The Vicar of Wakefield has been likened to the Old Testament’s Book of Job, as most of its plot is one long Christian endurance test. It centres on Dr Primrose, a vicar living on a reasonably comfortable competence. He has a family of six children, and a socially ambitious wife, Deborah. Dr Primrose’s troubles begin early in the novel, when he loses his fortune, and must take on a new living under the patronage of Squire Thornhill. More troubles ensue for the vicar and his family when the villainous Thornhill takes a liking to his two adult daughters, Olivia and Sophia. Things get worse and worse when Dr Primrose's house is burnt down, and he can’t pay his debts. Eventually he is thrown into a debtor’s prison.
Through all of these misfortunes and reversals, Dr Primrose sticks rigidly to his Christian values, even when a bit of flexibility seems to be the more prudent course. Everywhere through Dr Primrose’s narrative (the novel is written in the first person), it’s implied that the misfortunes that befall him form some sort of test of his Christian faith, hence the allusions to the Book of Job.
Dr Primrose’s narrative is full of sombre and dainty Christian homilies, yet despite this The Vicar of Wakefield has the overwhelming force and energy of a great comedy. While Dr Primrose’s mode of life in the end is vindicated, as the good end happily, and the bad unhappily, the novel’s pat resolution of complex, worldly troubles makes its Christian moral wholly insubstantial and largely unbelievable. Dr Primrose’s slightly pompous Christianity functions more as a device to work the gags off. Time and time again, when bad luck befalls Dr Primrose, he responds with his preposterously high minded attitude, unwilling or unable to see how the rapacious real world works around him. Dr Primrose, in fact, perfectly resembles an ‘inspired idiot’
The Vicar of Wakefield has, in fact, many similarities to the writings of the Marquis de Sade, more pointedly, his novel Justine (1791). In that upside down morality tale, Justine follows Christian precepts to the point of madness. After receiving so many real life lessons about how villainous people are, and how crime is the secret energy of the world, she continues to trust the world and trust in the Christian teaching that the meek shall inherit the earth. We cruelly laugh at Justine as she is clobbered and robbed because of her stubborn naivety.

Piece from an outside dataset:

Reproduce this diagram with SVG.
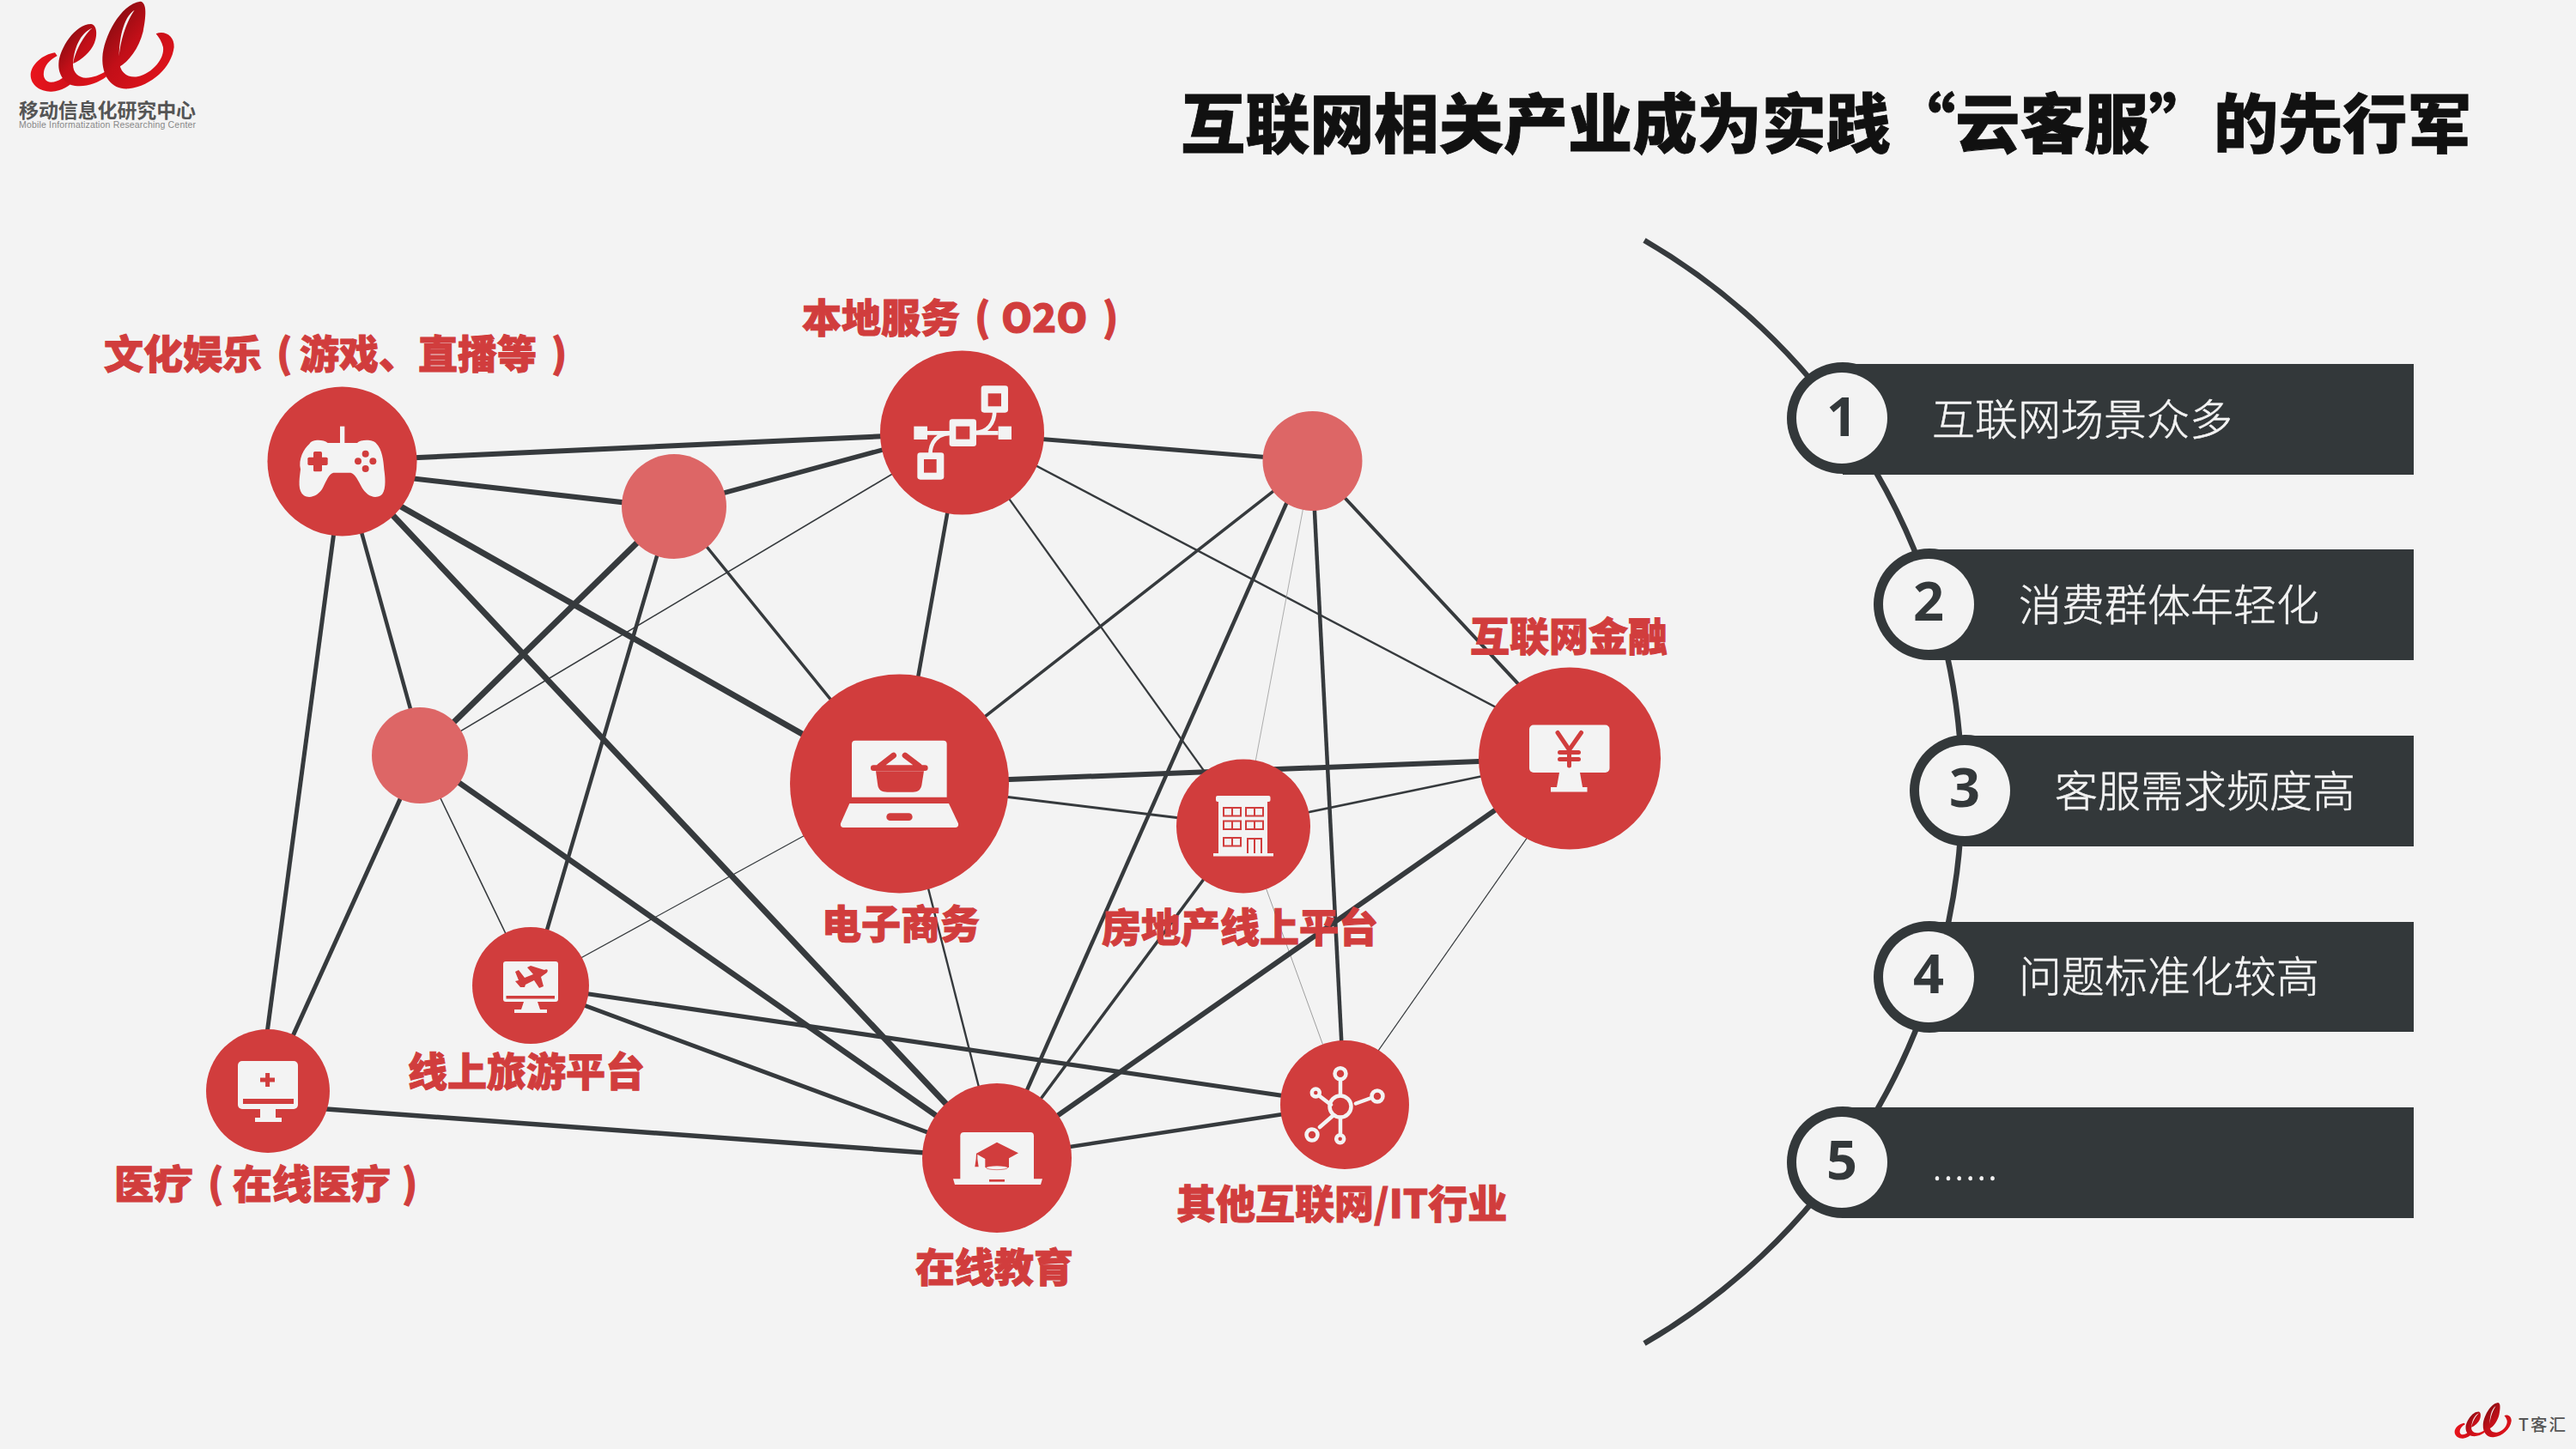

Oliver Goldsmith doesn’t go this far, but the text points in that direction. The world in The Vicar of Wakefield moves at a fast pace, and is populated with rogues and unscrupulous villains. In this dangerous landscape, where street smarts are a necessity, Dr Primrose canters along at his own pace, almost willfully blind to the dangers and pitfalls around him. Lessons abound in the vagaries of human nature, but he remains wedded to his personal ideology despite the evidence of his own eyes. Dr Primrose, with his ridiculous self-assurance about his Christian world view, is more of a lovable buffoon than a spiritual teacher.
The Vicar of Wakefield reads like a comic fairy tale. So much plausible bad luck befalls Dr Primrose, yet quite unbelievably, all good fortune is fully restored to him in the end. The moral is, follow Dr Primrose’s good example, and such good luck will eventually fall to you. But as any rational reader of Dr Primrose’s misfortunes will realise, this is entirely laughable.
One wonders how the devout Samuel Johnson saw into print what appears to be a mild spoof on Christian teachings.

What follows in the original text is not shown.